Tidak bisa Polisi berdalih berdasarkan UU harus ada pengaduan, tidak ada lagi alasan Polisi untuk mengelak dengan tidak melakukan tindakan penyelidikan dan penyidikan. Sebab berdasarkan Pasal 5 Undang- Undang No. 8 tahun 1981 tentang Hukum Acara Pidana, dijelaskan penyelidik sebagaimana dimaksud dalam Pasal 4 yaitu setiap pejabat polisi negara Republik Indonesia karena kewajibannya mempunyai wewenang mencari keterangan dan barang bukti; menerima laporan atau pengaduan dari seseorang tentang adanya tindak pidana.

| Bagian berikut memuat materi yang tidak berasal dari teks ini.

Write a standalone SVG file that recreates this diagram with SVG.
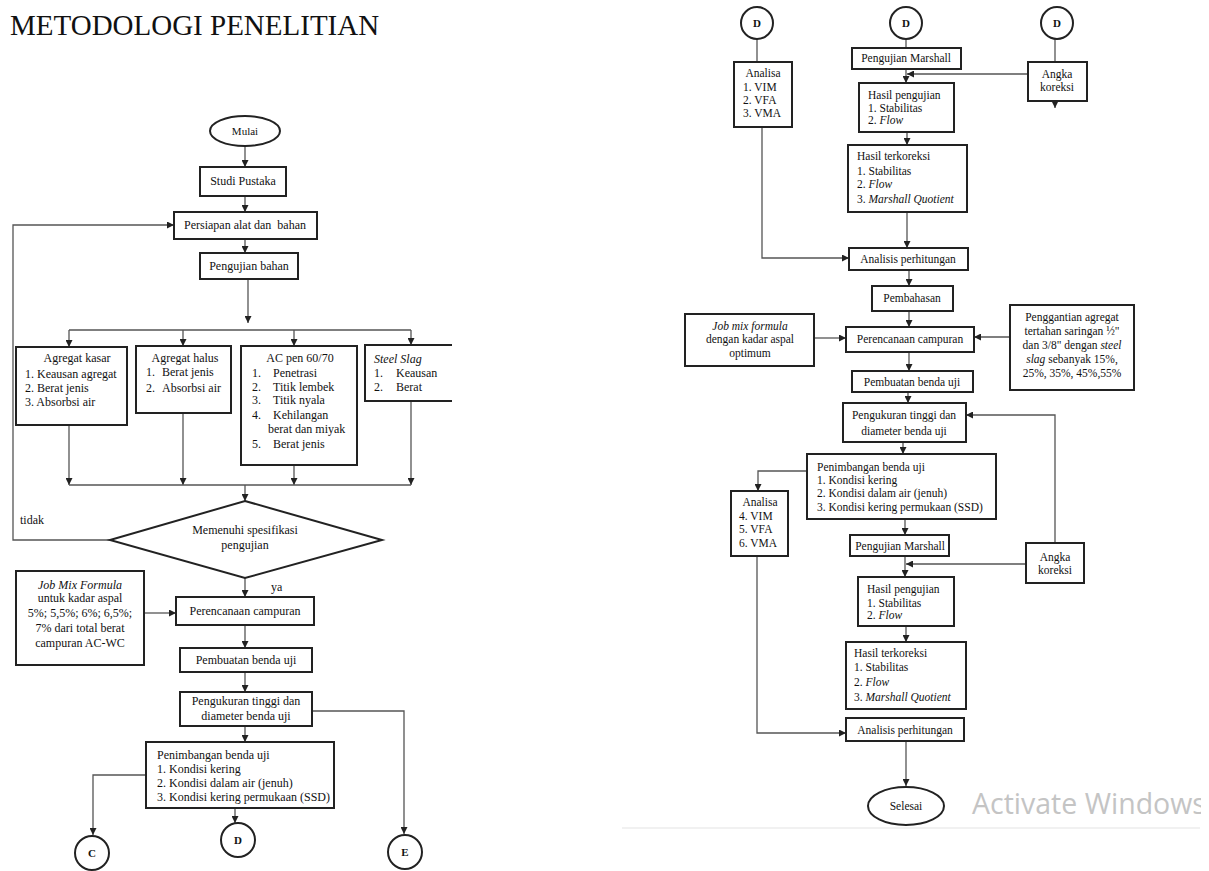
<svg xmlns="http://www.w3.org/2000/svg" width="1209" height="871" viewBox="0 0 1209 871">
<defs>
<marker id="ah" viewBox="0 0 10 10" refX="10" refY="5" markerWidth="7" markerHeight="7" markerUnits="userSpaceOnUse" orient="auto"><path d="M0,0 L10,5 L0,10 z" fill="#222"/></marker>
<clipPath id="cw"><rect x="0" y="0" width="1201" height="871"/></clipPath>
<style>
.b{fill:#fff;stroke:#222;stroke-width:2}
.c{fill:none;stroke:#555;stroke-width:1.3}
.a{marker-end:url(#ah)}
text{font-family:"Liberation Serif","Times New Roman",serif;fill:#111}
.L{font-size:12px}
.R{font-size:11.5px}
.m{text-anchor:middle}
.i{font-style:italic}
.k{font-size:11px;font-weight:bold;text-anchor:middle}
</style>
</defs>
<rect width="1209" height="871" fill="#fff"/>
<text x="10" y="35" style="font-size:29px">METODOLOGI PENELITIAN</text>

<g id="connectors">
<path class="c a" d="M245,146 V167"/>
<path class="c a" d="M245,196 V212"/>
<path class="c a" d="M245,239 V253"/>
<path class="c a" d="M248,279 V323"/>
<path class="c" d="M69,330 H411"/>
<path class="c a" d="M69,330 V347"/>
<path class="c a" d="M183,330 V346"/>
<path class="c a" d="M294,330 V346"/>
<path class="c a" d="M411,330 V345"/>
<path class="c a" d="M69,425 V485"/>
<path class="c a" d="M183,413 V485"/>
<path class="c a" d="M294,465 V485"/>
<path class="c a" d="M411,401 V485"/>
<path class="c" d="M69,485 H411"/>
<path class="c a" d="M245,485 V501"/>
<path class="c a" d="M110,540 H13 V225 H174"/>
<path class="c a" d="M245,578 V597"/>
<path class="c a" d="M144,613 H176"/>
<path class="c a" d="M245,625 V648"/>
<path class="c a" d="M245,672 V692"/>
<path class="c a" d="M312,711 H404 V834"/>
<path class="c a" d="M245,726 V742"/>
<path class="c a" d="M146,775 H93 V835"/>
<path class="c a" d="M235,808 V823"/>
<path class="c" d="M757,39 V62"/>
<path class="c" d="M906,39 V48"/>
<path class="c" d="M1055,39 V62"/>
<path class="c a" d="M906,69 V83"/>
<path class="c a" d="M1028,74 H907"/>
<path class="c a" d="M1055,101 V108"/>
<path class="c a" d="M907,132 V145"/>
<path class="c a" d="M907,212 V248"/>
<path class="c a" d="M762,127 V258 H849"/>
<path class="c a" d="M909,270 V286"/>
<path class="c a" d="M909,311 V327"/>
<path class="c a" d="M814,338 H846"/>
<path class="c a" d="M1010,337 H974"/>
<path class="c a" d="M909,352 V371"/>
<path class="c a" d="M908,392 V403"/>
<path class="c a" d="M903,442 V454"/>
<path class="c a" d="M807,471 H758 V491"/>
<path class="c a" d="M1055,543 V415 H966"/>
<path class="c a" d="M905,519 V535"/>
<path class="c a" d="M905,556 V577"/>
<path class="c a" d="M1026,564 H906"/>
<path class="c a" d="M906,626 V642"/>
<path class="c a" d="M757,556 V733 H846"/>
<path class="c a" d="M906,741 V786"/>
</g>

<g id="mulai"><ellipse cx="245" cy="131" rx="35" ry="15" class="b"/><text x="245" y="135" class="L m" style="font-size:11px">Mulai</text></g>
<g id="studi"><rect x="200" y="167" width="86" height="29" class="b"/><text x="243" y="185" class="L m">Studi Pustaka</text></g>
<g id="persiapan"><rect x="174" y="212" width="143" height="27" class="b"/><text x="245" y="229" class="L m">Persiapan alat dan&#160; bahan</text></g>
<g id="pengujian-bahan"><rect x="200" y="253" width="98" height="26" class="b"/><text x="249" y="270" class="L m">Pengujian bahan</text></g>
<g id="agregat-kasar"><rect x="16" y="347" width="111" height="78" class="b"/>
<text x="77" y="362" class="L m">Agregat kasar</text>
<text x="25" y="378" class="L">1. Keausan agregat</text>
<text x="25" y="392" class="L">2. Berat jenis</text>
<text x="25" y="406" class="L">3. Absorbsi air</text></g>
<g id="agregat-halus"><rect x="136" y="346" width="95" height="67" class="b"/>
<text x="185" y="362" class="L m">Agregat halus</text>
<text x="146" y="376" class="L">1.</text><text x="162" y="376" class="L">Berat jenis</text>
<text x="146" y="392" class="L">2.</text><text x="162" y="392" class="L">Absorbsi air</text></g>
<g id="ac-pen"><rect x="241" y="346" width="116" height="119" class="b"/>
<text x="300" y="362" class="L m">AC pen 60/70</text>
<text x="252" y="377" class="L">1.</text><text x="273" y="377" class="L">Penetrasi</text>
<text x="252" y="391" class="L">2.</text><text x="273" y="391" class="L">Titik lembek</text>
<text x="252" y="404" class="L">3.</text><text x="273" y="404" class="L">Titik nyala</text>
<text x="252" y="419" class="L">4.</text><text x="273" y="419" class="L">Kehilangan</text>
<text x="268" y="433" class="L">berat dan miyak</text>
<text x="252" y="448" class="L">5.</text><text x="273" y="448" class="L">Berat jenis</text></g>
<g id="steel-slag"><path d="M452,345 H365 V401 H452" class="b"/>
<text x="374" y="363" class="L i">Steel Slag</text>
<text x="374" y="377" class="L">1.</text><text x="396" y="377" class="L">Keausan</text>
<text x="374" y="391" class="L">2.</text><text x="396" y="391" class="L">Berat</text></g>
<g id="memenuhi"><polygon points="245,501 382,540 245,578 110,540" class="b"/>
<text x="245" y="534" class="L m">Memenuhi spesifikasi</text>
<text x="245" y="549" class="L m">pengujian</text></g>
<text x="20" y="524" class="L">tidak</text>
<text x="271" y="591" class="L">ya</text>
<g id="jmf"><rect x="16" y="571" width="128" height="94" class="b"/>
<text x="80" y="589" class="L m i">Job Mix Formula</text>
<text x="80" y="602" class="L m">untuk kadar aspal</text>
<text x="80" y="617" class="L m">5%; 5,5%; 6%; 6,5%;</text>
<text x="80" y="632" class="L m">7% dari total berat</text>
<text x="80" y="647" class="L m">campuran AC-WC</text></g>
<g id="perencanaan-l"><rect x="176" y="597" width="138" height="28" class="b"/><text x="245" y="615" class="L m">Perencanaan campuran</text></g>
<g id="pembuatan-l"><rect x="180" y="648" width="132" height="24" class="b"/><text x="246" y="664" class="L m">Pembuatan benda uji</text></g>
<g id="pengukuran-l"><rect x="180" y="692" width="132" height="34" class="b"/><text x="246" y="705" class="L m">Pengukuran tinggi dan</text><text x="246" y="720" class="L m">diameter benda uji</text></g>
<g id="penimbangan-l"><rect x="146" y="742" width="188" height="66" class="b"/>
<text x="157" y="759" class="L">Penimbangan benda uji</text>
<text x="157" y="773" class="L">1. Kondisi kering</text>
<text x="157" y="787" class="L">2. Kondisi dalam air (jenuh)</text>
<text x="157" y="801" class="L">3. Kondisi kering permukaan (SSD)</text></g>
<g id="c"><circle cx="92" cy="853" r="17" class="b"/><text x="92" y="857" class="k">C</text></g>
<g id="d"><circle cx="238" cy="840" r="17" class="b"/><text x="238" y="844" class="k">D</text></g>
<g id="e"><circle cx="405" cy="852" r="17" class="b"/><text x="405" y="856" class="k">E</text></g>

<g id="d1"><circle cx="757" cy="23" r="16" class="b"/><text x="757" y="27" class="k">D</text></g>
<g id="d2"><circle cx="906" cy="23" r="16" class="b"/><text x="906" y="27" class="k">D</text></g>
<g id="d3"><circle cx="1057" cy="23" r="16" class="b"/><text x="1057" y="27" class="k">D</text></g>
<g id="analisa1"><rect x="734" y="62" width="58" height="65" class="b"/>
<text x="763" y="77" class="R m">Analisa</text>
<text x="743" y="91" class="R">1. VIM</text>
<text x="743" y="104" class="R">2. VFA</text>
<text x="743" y="117" class="R">3. VMA</text></g>
<g id="marshall1"><rect x="852" y="48" width="109" height="21" class="b"/><text x="906" y="62" class="R m">Pengujian Marshall</text></g>
<g id="angka1"><rect x="1028" y="62" width="59" height="39" class="b"/><text x="1057" y="78" class="R m">Angka</text><text x="1057" y="91" class="R m">koreksi</text></g>
<g id="hasil1"><rect x="859" y="83" width="95" height="49" class="b"/>
<text x="868" y="99" class="R">Hasil pengujian</text>
<text x="868" y="112" class="R">1. Stabilitas</text>
<text x="868" y="124" class="R">2. <tspan class="i">Flow</tspan></text></g>
<g id="terkoreksi1"><rect x="848" y="145" width="119" height="67" class="b"/>
<text x="857" y="160" class="R">Hasil terkoreksi</text>
<text x="857" y="175" class="R">1. Stabilitas</text>
<text x="857" y="188" class="R">2. <tspan class="i">Flow</tspan></text>
<text x="857" y="203" class="R">3. <tspan class="i">Marshall Quotient</tspan></text></g>
<g id="analisis1"><rect x="849" y="248" width="119" height="22" class="b"/><text x="908" y="263" class="R m">Analisis perhitungan</text></g>
<g id="pembahasan"><rect x="872" y="286" width="81" height="25" class="b"/><text x="912" y="302" class="R m">Pembahasan</text></g>
<g id="jmf2"><rect x="685" y="314" width="129" height="52" class="b"/>
<text x="750" y="330" class="R m i">Job mix formula</text>
<text x="750" y="343" class="R m">dengan kadar aspal</text>
<text x="750" y="357" class="R m">optimum</text></g>
<g id="perencanaan-r"><rect x="846" y="327" width="128" height="25" class="b"/><text x="910" y="343" class="R m">Perencanaan campuran</text></g>
<g id="penggantian"><rect x="1010" y="305" width="124" height="85" class="b"/>
<text x="1072" y="321" class="R m">Penggantian agregat</text>
<text x="1072" y="335" class="R m">tertahan saringan ½"</text>
<text x="1072" y="349" class="R m">dan 3/8" dengan <tspan class="i">steel</tspan></text>
<text x="1072" y="363" class="R m"><tspan class="i">slag</tspan> sebanyak  15%,</text>
<text x="1072" y="377" class="R m">25%, 35%, 45%,55%</text></g>
<g id="pembuatan-r"><rect x="852" y="371" width="121" height="21" class="b"/><text x="912" y="386" class="R m">Pembuatan benda uji</text></g>
<g id="pengukuran-r"><rect x="843" y="403" width="123" height="39" class="b"/><text x="904" y="419" class="R m">Pengukuran tinggi dan</text><text x="904" y="435" class="R m">diameter benda uji</text></g>
<g id="penimbangan-r"><rect x="807" y="454" width="189" height="65" class="b"/>
<text x="817" y="471" class="R">Penimbangan benda uji</text>
<text x="817" y="484" class="R">1. Kondisi kering</text>
<text x="817" y="497" class="R">2. Kondisi dalam air (jenuh)</text>
<text x="817" y="511" class="R">3. Kondisi kering permukaan (SSD)</text></g>
<g id="analisa2"><rect x="731" y="491" width="57" height="65" class="b"/>
<text x="760" y="506" class="R m">Analisa</text>
<text x="739" y="520" class="R">4. VIM</text>
<text x="739" y="533" class="R">5. VFA</text>
<text x="739" y="547" class="R">6. VMA</text></g>
<g id="marshall2"><rect x="850" y="535" width="99" height="21" class="b"/><text x="900" y="550" class="R m">Pengujian Marshall</text></g>
<g id="angka2"><rect x="1026" y="543" width="58" height="40" class="b"/><text x="1055" y="561" class="R m">Angka</text><text x="1055" y="574" class="R m">koreksi</text></g>
<g id="hasil2"><rect x="858" y="577" width="96" height="49" class="b"/>
<text x="867" y="593" class="R">Hasil pengujian</text>
<text x="867" y="607" class="R">1. Stabilitas</text>
<text x="867" y="619" class="R">2. <tspan class="i">Flow</tspan></text></g>
<g id="terkoreksi2"><rect x="846" y="642" width="120" height="67" class="b"/>
<text x="854" y="657" class="R">Hasil terkoreksi</text>
<text x="854" y="671" class="R">1. Stabilitas</text>
<text x="854" y="686" class="R">2. <tspan class="i">Flow</tspan></text>
<text x="854" y="701" class="R">3. <tspan class="i">Marshall Quotient</tspan></text></g>
<g id="analisis2"><rect x="846" y="718" width="118" height="23" class="b"/><text x="905" y="734" class="R m">Analisis perhitungan</text></g>
<g id="selesai"><ellipse cx="906" cy="806" rx="38" ry="19" class="b"/><text x="906" y="810" class="R m">Selesai</text></g>
<line x1="622" y1="828" x2="1200" y2="828" stroke="#e4e4e4" stroke-width="1.2"/>
<text x="972" y="814" clip-path="url(#cw)" style="font-family:'Open Sans','Noto Sans',sans-serif;font-size:28.5px;fill:#c4c4c4">Activate Windows</text>
</svg>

Dan, penyelidik membuat dan menyampaikan laporan hasil pelaksanaan tindakan sebagaimana tersebut di atas kepada penyidik.[15]
Di dalam UU No. 23 Tahun 2004 ancaman pidana diatur dalam BAB VIII, Pasal 44 , Undang Undang Nomor 23 Tahun 2004; yaitu:
1.  Setiap orang yang melakukan perbuatan kekerasan, fisik dalam lingkup rumah tangga sebagaimana dimaksud dalam Pasal 5 huruf a dipidana dengan pidana penjara paling lama 5(lima) tahun atau denda paling banyak Rp.15,000,000 ( lima belas juta rupiah).
2.  Dalam hal perbuatan sebagaimana dimaksud pada ayat (1)  mengakibatkan korban mendapat jatuh sakit atau luka berat, dipidana dengan pidana penjara paling lama 10 (sepuluh ) tahun atau denda paling banyak Rp. 30,000,000 ( tiga puluh juta rupiah ).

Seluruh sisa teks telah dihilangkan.